MS. GLYNN: I don't believe there was any discussion of that on the phone call, and that, you know, I will leave to the negotiators in Israel for now, but stay tuned.
Q The U.S. regards this shooting incident as the act of a disturbed individual rather than an act of policy?
MS. GLYNN: I can't say that because we just don't know at this point in time, it was only eight hours ago. But we are shocked, as we say, about it.
Q Do you see this as a setback, though, to the peace process?
MS. GLYNN: I'll stick with the statement.
Q Is he going to address this at all publicly, the President?
MS. GLYNN: I don't think he is at this point in time, I think this is it, just the paper statement. So if something changes on that I will let you know. Obviously, he is going to keep in touch with Dennis Ross over the phone as we go to the Virgin Islands, but I think some of you can at least take off. That will be it for the morning.
Q Has he spoken to Ross personally?
MS. GLYNN: He has not spoken to Ross personally. I know he has spoken to Sandy Berger and Mark Parris.
Q And so would he talk with Dennis Ross directly, do you think at all today?
MS. GLYNN: I don't know.
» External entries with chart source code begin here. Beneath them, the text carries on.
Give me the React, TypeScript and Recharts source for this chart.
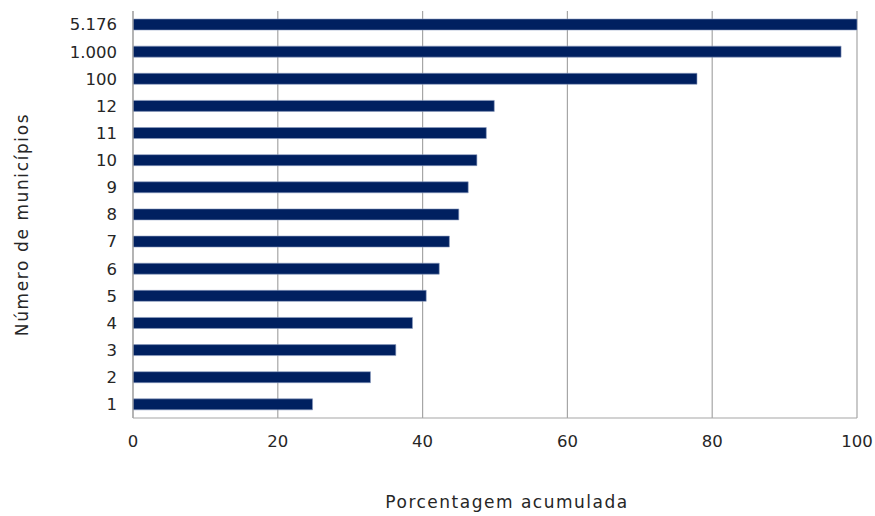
import { Bar, BarChart, CartesianGrid, Label, XAxis, YAxis } from "recharts";

if (typeof document !== "undefined") {
  document.body.style.margin = "0";
}

const categories = ["5.176", "1.000", "100", "12", "11", "10", "9", "8", "7", "6", "5", "4", "3", "2", "1"];
const percentages = [100, 97.8, 77.9, 49.9, 48.8, 47.5, 46.3, 45.0, 43.7, 42.3, 40.5, 38.6, 36.3, 32.8, 24.8];
const xTicks = [0, 20, 40, 60, 80, 100];

const data = categories.map((label, i) => ({ label, pct: percentages[i] }));

const FONT = "'DejaVu Sans', sans-serif";
const TEXT = "#262626";
const GRID = "#a6a6a6";

export default function App() {
  return (
    <div style={{ width: 875, height: 516, background: "#fff" }}>
      <BarChart
        width={875}
        height={516}
        data={data}
        layout="vertical"
        margin={{ top: 11, right: 18, bottom: 0, left: 0 }}
        barCategoryGap={0}
      >
        <CartesianGrid horizontal={false} stroke={GRID} strokeWidth={1.2} />
        <XAxis
          type="number"
          domain={[0, 100]}
          ticks={xTicks}
          interval={0}
          height={98}
          axisLine={{ stroke: GRID, strokeWidth: 1.2 }}
          tickLine={false}
          tickSize={0}
          tickMargin={17}
          tick={{ fontSize: 16.5, fill: TEXT, fontFamily: FONT }}
        >
          <Label
            value="Porcentagem acumulada"
            position="insideBottom"
            offset={8}
            dx={12}
            style={{ fontSize: 17, fill: TEXT, fontFamily: FONT, letterSpacing: 1.5 }}
          />
        </XAxis>
        <YAxis
          type="category"
          dataKey="label"
          width={133}
          axisLine={{ stroke: GRID, strokeWidth: 1.2 }}
          tickLine={false}
          tickSize={0}
          tickMargin={16}
          tick={{ fontSize: 16.5, fill: TEXT, fontFamily: FONT }}
        >
          <Label
            value="Número de municípios"
            position="center"
            angle={-90}
            dx={-45}
            dy={10}
            style={{ fontSize: 17, fill: TEXT, fontFamily: FONT, letterSpacing: 1.6, textAnchor: "middle" }}
          />
        </YAxis>
        <Bar
          dataKey="pct"
          fill="#002060"
          stroke="#8c9cc0"
          strokeWidth={0.6}
          barSize={11}
          isAnimationActive={false}
        />
      </BarChart>
    </div>
  );
}
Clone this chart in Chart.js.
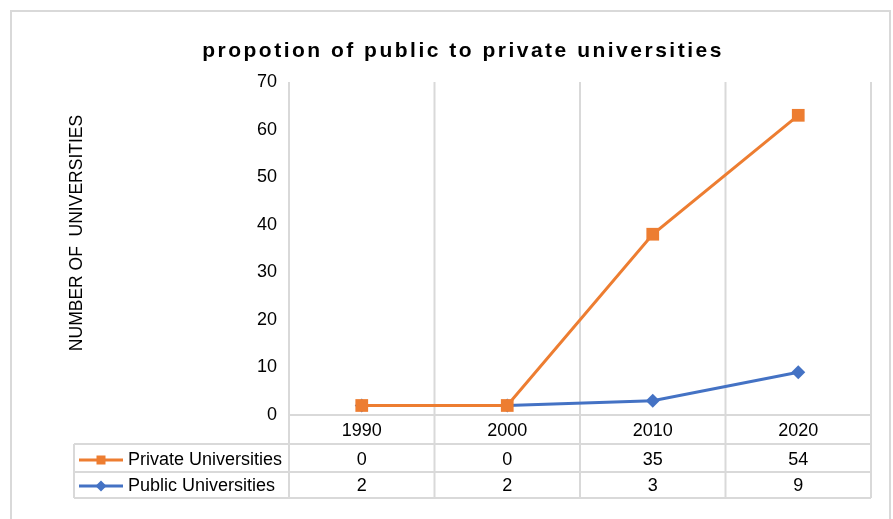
<!DOCTYPE html>
<html><head><meta charset="utf-8">
<script src="https://cdn.jsdelivr.net/npm/chart.js@4"></script>
<style>html,body{margin:0;padding:0;background:#fff}#wrap{width:893px;height:519px;position:relative}</style>
</head><body><div id="wrap"><canvas id="c" width="893" height="519"></canvas></div>
<script>
const years = ['1990', '2000', '2010', '2020'];
const privateUniversities = [0, 0, 35, 54];
const publicUniversities = [2, 2, 3, 9];
const seriesNames = ['Private Universities', 'Public Universities'];
const chartTitle = 'propotion of public to private universities';
const yAxisTitle = 'NUMBER OF  UNIVERSITIES';
const yMin = 0, yMax = 70, yStep = 10;

const ORANGE = '#ED7D31', BLUE = '#4472C4', GRID = '#d9d9d9';
const FONT = '"Liberation Sans", Arial, Helvetica, sans-serif';

const deco = {
  id: 'deco',
  beforeDraw(chart) {
    const ctx = chart.ctx;
    ctx.save();
    ctx.fillStyle = '#fff';
    ctx.fillRect(0, 0, chart.width, chart.height);
    ctx.strokeStyle = GRID; ctx.lineWidth = 2;
    ctx.strokeRect(11, 11, 879, 600);
    // title
    ctx.fillStyle = '#000';
    ctx.font = 'bold 21px ' + FONT;
    ctx.letterSpacing = '2.5px';
    ctx.textAlign = 'center'; ctx.textBaseline = 'alphabetic';
    ctx.fillText(chartTitle, 463, 57);
    ctx.letterSpacing = '0px';
    // y title
    ctx.save();
    ctx.translate(77, 233);
    ctx.rotate(-Math.PI / 2);
    ctx.font = '17.5px ' + FONT;
    ctx.textBaseline = 'middle';
    ctx.fillText(yAxisTitle, 0, 0);
    ctx.restore();
    ctx.restore();
  },
  beforeDatasetsDraw(chart) {
    const ctx = chart.ctx, a = chart.chartArea, x = chart.scales.x;
    const n = years.length;
    const xs = years.map((_, i) => x.getPixelForValue(i));
    const bounds = [a.left];
    for (let i = 1; i < n; i++) bounds.push((xs[i - 1] + xs[i]) / 2);
    bounds.push(a.right);
    const tableL = 74;
    const r1 = a.bottom + 29, r2 = a.bottom + 57, r3 = a.bottom + 83;
    ctx.save();
    ctx.strokeStyle = GRID; ctx.lineWidth = 2;
    ctx.beginPath();
    bounds.forEach(b => { ctx.moveTo(b, a.top); ctx.lineTo(b, r3); });
    ctx.moveTo(tableL, r1); ctx.lineTo(tableL, r3);
    ctx.moveTo(a.left, a.bottom); ctx.lineTo(a.right, a.bottom);
    [r1, r2, r3].forEach(r => { ctx.moveTo(tableL, r); ctx.lineTo(a.right, r); });
    ctx.stroke();
    ctx.restore();
    // draw public series first so private sits on top
    chart.getDatasetMeta(0).controller.draw();
  },
  beforeDatasetDraw(chart, args) {
    if (args.index === 0) return false;
  },
  afterDraw(chart) {
    const ctx = chart.ctx, a = chart.chartArea, x = chart.scales.x;
    const xs = years.map((_, i) => x.getPixelForValue(i));
    const hy = a.bottom + 16, y1 = a.bottom + 45, y2 = a.bottom + 71;
    ctx.save();
    ctx.fillStyle = '#000';
    ctx.font = '18px ' + FONT;
    ctx.textAlign = 'center'; ctx.textBaseline = 'middle';
    years.forEach((yr, i) => ctx.fillText(yr, xs[i], hy));
    privateUniversities.forEach((v, i) => ctx.fillText(String(v), xs[i], y1));
    publicUniversities.forEach((v, i) => ctx.fillText(String(v), xs[i], y2));
    ctx.textAlign = 'left';
    ctx.fillText(seriesNames[0], 128, y1);
    ctx.fillText(seriesNames[1], 128, y2);
    // legend keys
    ctx.lineWidth = 3;
    ctx.strokeStyle = ORANGE;
    ctx.beginPath(); ctx.moveTo(79, y1); ctx.lineTo(123, y1); ctx.stroke();
    ctx.fillStyle = ORANGE;
    ctx.fillRect(101 - 4.5, y1 - 4.5, 9, 9);
    ctx.strokeStyle = BLUE;
    ctx.beginPath(); ctx.moveTo(79, y2); ctx.lineTo(123, y2); ctx.stroke();
    ctx.fillStyle = BLUE;
    ctx.beginPath();
    ctx.moveTo(101, y2 - 5.5); ctx.lineTo(106.5, y2); ctx.lineTo(101, y2 + 5.5); ctx.lineTo(95.5, y2);
    ctx.closePath(); ctx.fill();
    ctx.restore();
  }
};

new Chart(document.getElementById('c'), {
  type: 'line',
  data: {
    labels: years,
    datasets: [
      {
        label: seriesNames[1], data: publicUniversities,
        borderColor: BLUE, backgroundColor: BLUE, borderWidth: 3,
        pointStyle: 'rectRot', pointRadius: 7, pointBorderWidth: 0,
        pointBackgroundColor: BLUE, tension: 0, fill: false
      },
      {
        label: seriesNames[0], data: privateUniversities,
        borderColor: ORANGE, backgroundColor: ORANGE, borderWidth: 3,
        pointStyle: 'rect', pointRadius: 9, pointBorderWidth: 0,
        pointBackgroundColor: ORANGE, tension: 0, fill: false
      }
    ]
  },
  options: {
    responsive: false, animation: false, devicePixelRatio: 1,
    layout: { padding: { top: 82, right: 22, bottom: 0, left: 0 } },
    plugins: { legend: { display: false }, title: { display: false }, tooltip: { enabled: false } },
    scales: {
      x: {
        offset: true,
        ticks: { display: false },
        grid: { display: false, drawTicks: false },
        border: { display: false },
        afterFit(s) { s.height = 104; }
      },
      y: {
        stacked: true, min: yMin, max: yMax,
        ticks: { stepSize: yStep, font: { family: FONT, size: 18 }, color: '#000', padding: 12 },
        grid: { display: false, drawTicks: false },
        border: { display: false },
        afterFit(s) { s.width = 289; }
      }
    }
  },
  plugins: [deco]
});
</script>
</body></html>
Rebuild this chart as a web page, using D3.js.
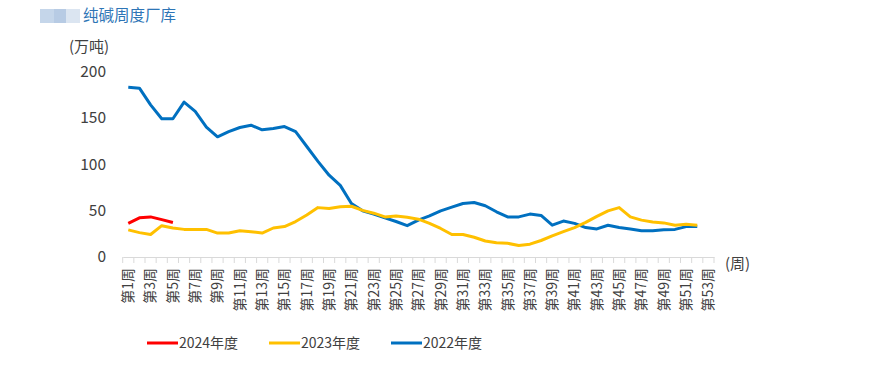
<!DOCTYPE html>
<html>
<head>
<meta charset="utf-8">
<script src="https://cdn.jsdelivr.net/npm/d3@7"></script>
<style>
  body { margin: 0; background: #fff; }
  svg text { font-family: "Noto Sans CJK SC", "Noto Sans", sans-serif; }
</style>
</head>
<body>
<script>
// weeks 1..53
const weeks = d3.range(1, 54);
const seriesNames = ["2024年度", "2023年度", "2022年度"];
const seriesColors = ["#ff0000", "#ffc000", "#0070c0"];

const v2024 = [36, 42, 43, 40, 37];
const v2023 = [29, 26, 24, 33.5, 31, 29.5, 29.5, 29.5, 25.5, 25.5, 28, 27, 25.5, 31, 32.5,
  38, 45, 53, 52, 54, 54.5, 50, 47, 43, 44, 42.5, 40.5, 36, 30.5, 24, 24, 21, 17, 15, 14.5,
  12, 13.5, 17.5, 22.5, 27, 31.5, 37, 43.5, 49.5, 53, 43, 39.5, 37.5, 36.5, 34, 35, 34];
const v2022 = [183, 182, 164, 149, 149, 167, 157, 140, 129.5, 135, 139.5, 142, 137, 138.5,
  140.5, 135, 119, 103, 88, 77, 57.5, 49.5, 46, 42, 38, 33.5, 39.5, 44, 49.5, 53.5, 57.5, 58.5,
  55, 48.5, 43, 43, 46, 44.5, 34, 38.5, 36, 31.5, 30, 34, 31.5, 30, 28, 28, 29, 29.5, 32.5, 32.5];

const yTicks = [0, 50, 100, 150, 200];

const svg = d3.select("body").append("svg")
    .attr("width", 872)
    .attr("height", 371);

const x = d3.scaleBand()
    .domain(weeks)
    .range([122.7, 714]);

const y = d3.scaleLinear()
    .domain([0, 200])
    .range([256.7, 71.5]);

// blurred logo block before the title
const logo = svg.append("g");
[["#c5d6ea", 40, 14], ["#b7cbe4", 54, 12], ["#dbe5f1", 66, 14]].forEach(d => {
    logo.append("rect")
        .attr("x", d[1]).attr("y", 9)
        .attr("width", d[2]).attr("height", 14)
        .attr("fill", d[0]);
});

svg.append("text")
    .attr("x", 83).attr("y", 21)
    .attr("fill", "#2e75b6")
    .style("font-size", "15.5px")
    .text("纯碱周度厂库");

svg.append("text")
    .attr("x", 69).attr("y", 52)
    .attr("fill", "#404040")
    .style("font-size", "15px")
    .text("(万吨)");

// y axis labels (no line)
const yAxis = svg.append("g")
    .attr("transform", "translate(106,0)")
    .call(d3.axisLeft(y).tickValues(yTicks).tickSize(0).tickPadding(0));
yAxis.select(".domain").remove();
yAxis.selectAll("text")
    .attr("fill", "#404040")
    .style("font-size", "15.5px");

// x axis
const xAxis = svg.append("g")
    .attr("transform", "translate(0,257)")
    .call(d3.axisBottom(x)
        .tickSize(0)
        .tickFormat(d => d % 2 === 1 ? "第" + d + "周" : ""));
xAxis.select(".domain").attr("stroke", "#d9d9d9");
xAxis.selectAll("text")
    .attr("fill", "#404040")
    .style("font-size", "14px")
    .attr("transform", "rotate(-90)")
    .attr("text-anchor", "end")
    .attr("x", -11)
    .attr("y", 0)
    .attr("dy", "0.35em");

// tick marks between categories
const bounds = weeks.map(w => x(w)).concat([x(53) + x.bandwidth()]);
svg.append("g").selectAll("line")
    .data(bounds)
    .join("line")
    .attr("x1", d => d).attr("x2", d => d)
    .attr("y1", 257).attr("y2", 263)
    .attr("stroke", "#d9d9d9");

svg.append("text")
    .attr("x", 725).attr("y", 269)
    .attr("fill", "#404040")
    .style("font-size", "15px")
    .text("(周)");

const line = d3.line()
    .x((d, i) => x(weeks[i]) + x.bandwidth() / 2)
    .y(d => y(d));

const allSeries = [v2024, v2023, v2022];
// draw 2022 first, 2024 on top
[2, 1, 0].forEach(i => {
    svg.append("path")
        .datum(allSeries[i])
        .attr("d", line)
        .attr("fill", "none")
        .attr("stroke", seriesColors[i])
        .attr("stroke-width", 3)
        .attr("stroke-linejoin", "round");
});

// legend
const legendX = [147, 269, 391];
seriesNames.forEach((name, i) => {
    svg.append("line")
        .attr("x1", legendX[i]).attr("x2", legendX[i] + 31)
        .attr("y1", 343).attr("y2", 343)
        .attr("stroke", seriesColors[i])
        .attr("stroke-width", 3);
    svg.append("text")
        .attr("x", legendX[i] + 32).attr("y", 348)
        .attr("fill", "#404040")
        .style("font-size", "14px")
        .text(name);
});
</script>
</body>
</html>
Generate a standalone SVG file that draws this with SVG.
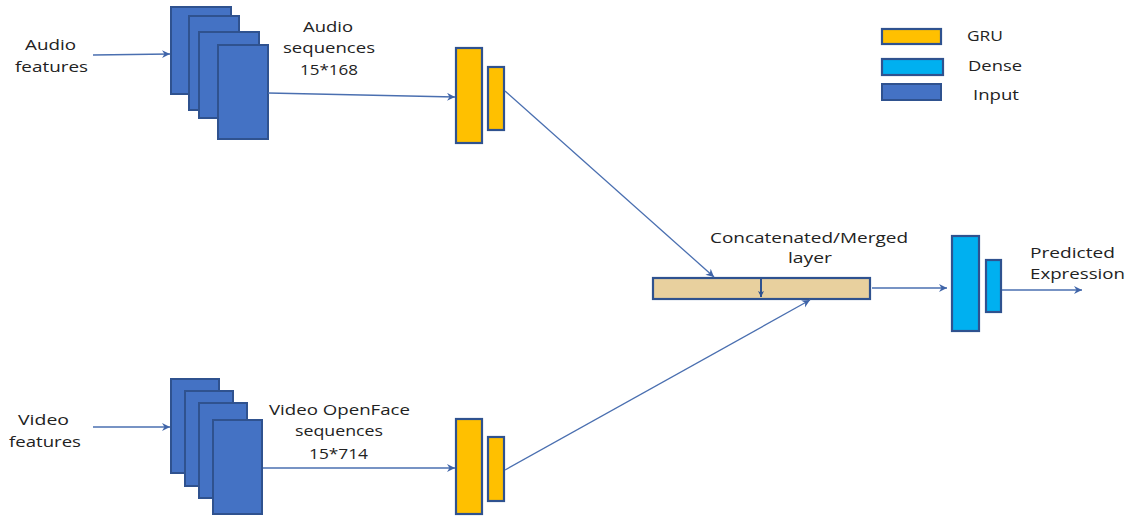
<svg xmlns="http://www.w3.org/2000/svg" width="1135" height="517" viewBox="0 0 1135 517">
<style>
.inp{fill:#4472C4;stroke:#2F528F;stroke-width:2}
.gru{fill:#FFC000;stroke:#2F528F;stroke-width:2.2}
.den{fill:#00B0F0;stroke:#2F528F;stroke-width:2.2}
.mrg{fill:#E8D09E;stroke:#2F528F;stroke-width:2.2}
.lbl{font-family:"Open Sans","Liberation Sans",sans-serif;font-size:15px;fill:#222222}
.ln{fill:none;stroke:#4A6FB0;stroke-width:1.3;marker-end:url(#ah)}
.dv{fill:none;stroke:#2F528F;stroke-width:2;marker-end:url(#ah2)}
</style>
<defs>
<marker id="ah" markerWidth="10" markerHeight="10" refX="8" refY="4" orient="auto" markerUnits="userSpaceOnUse">
<path d="M0,0 L8,4 L0,8 L2.5,4 Z" fill="#3F64A8"/>
</marker>
<marker id="ah2" markerWidth="10" markerHeight="10" refX="6" refY="3" orient="auto" markerUnits="userSpaceOnUse">
<path d="M0,0 L6,3 L0,6 L1.5,3 Z" fill="#2F528F"/>
</marker>
</defs>
<rect width="1135" height="517" fill="#FFFFFF"/>

<g id="audio-features">
<text class="lbl" x="25" y="50" textLength="51" lengthAdjust="spacingAndGlyphs">Audio</text>
<text class="lbl" x="15" y="72" textLength="73" lengthAdjust="spacingAndGlyphs">features</text>
</g>
<g id="audio-input">
<rect class="inp" x="171" y="7" width="60" height="87"/>
<rect class="inp" x="189" y="16" width="50" height="94"/>
<rect class="inp" x="199" y="32" width="60" height="86"/>
<rect class="inp" x="218" y="45" width="50" height="94"/>
<text class="lbl" x="303" y="32" textLength="50" lengthAdjust="spacingAndGlyphs">Audio</text>
<text class="lbl" x="283" y="53" textLength="92" lengthAdjust="spacingAndGlyphs">sequences</text>
<text class="lbl" x="300" y="75" textLength="58" lengthAdjust="spacingAndGlyphs">15*168</text>
</g>
<g id="audio-gru">
<rect class="gru" x="456" y="48" width="26" height="95"/>
<rect class="gru" x="488" y="67" width="16" height="63"/>
</g>

<g id="video-features">
<text class="lbl" x="18" y="425" textLength="51" lengthAdjust="spacingAndGlyphs">Video</text>
<text class="lbl" x="9" y="447" textLength="72" lengthAdjust="spacingAndGlyphs">features</text>
</g>
<g id="video-input">
<rect class="inp" x="171" y="379" width="48" height="94"/>
<rect class="inp" x="185" y="391" width="48" height="95"/>
<rect class="inp" x="199" y="403" width="48" height="95"/>
<rect class="inp" x="213" y="420" width="49" height="94"/>
<text class="lbl" x="269" y="415" textLength="141" lengthAdjust="spacingAndGlyphs">Video OpenFace</text>
<text class="lbl" x="295" y="436" textLength="88" lengthAdjust="spacingAndGlyphs">sequences</text>
<text class="lbl" x="309" y="459" textLength="59" lengthAdjust="spacingAndGlyphs">15*714</text>
</g>
<g id="video-gru">
<rect class="gru" x="456" y="419" width="26" height="95"/>
<rect class="gru" x="488" y="437" width="16" height="64"/>
</g>

<g id="merged">
<rect class="mrg" x="653" y="278" width="217" height="21"/>
<text class="lbl" x="710" y="243" textLength="198" lengthAdjust="spacingAndGlyphs">Concatenated/Merged</text>
<text class="lbl" x="788" y="263" textLength="44" lengthAdjust="spacingAndGlyphs">layer</text>
</g>
<g id="dense">
<rect class="den" x="952" y="236" width="27" height="95"/>
<rect class="den" x="986" y="260" width="15" height="52"/>
</g>
<g id="output">
<text class="lbl" x="1030" y="258" textLength="85" lengthAdjust="spacingAndGlyphs">Predicted</text>
<text class="lbl" x="1030" y="279" textLength="95" lengthAdjust="spacingAndGlyphs">Expression</text>
</g>

<g id="legend">
<rect class="gru" x="882" y="29" width="59" height="15"/>
<rect class="den" x="882" y="59" width="61" height="16"/>
<rect class="inp" x="882" y="84" width="59" height="16"/>
<text class="lbl" x="967" y="41" textLength="36" lengthAdjust="spacingAndGlyphs">GRU</text>
<text class="lbl" x="968" y="71" textLength="54" lengthAdjust="spacingAndGlyphs">Dense</text>
<text class="lbl" x="973" y="100" textLength="46" lengthAdjust="spacingAndGlyphs">Input</text>
</g>

<g id="connectors">
<line class="ln" x1="93" y1="55" x2="170" y2="54"/>
<line class="ln" x1="268" y1="93" x2="455" y2="97"/>
<line class="ln" x1="505" y1="91" x2="714" y2="277"/>
<line class="ln" x1="93" y1="427" x2="170" y2="427"/>
<line class="ln" x1="263" y1="468" x2="455" y2="468"/>
<line class="ln" x1="505" y1="470" x2="810" y2="300"/>
<line class="dv" x1="761" y1="278" x2="761" y2="297"/>
<line class="ln" x1="872" y1="288" x2="947" y2="288"/>
<line class="ln" x1="1002" y1="290" x2="1082" y2="290"/>
</g>
</svg>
It's impossible to predict.
Q So he'd be in touch with him, would mean, like, through Sandy?
MS. GLYNN: Right, exactly.
Q And you don't expect him to make any kind of comments at the airport, on the way to the airport?
MS. GLYNN: Not at this point in time, no.
Q When did he talk to Arafat?
MS. GLYNN: It was about 45 minutes ago -- not too long ago. All right. So that's it for now.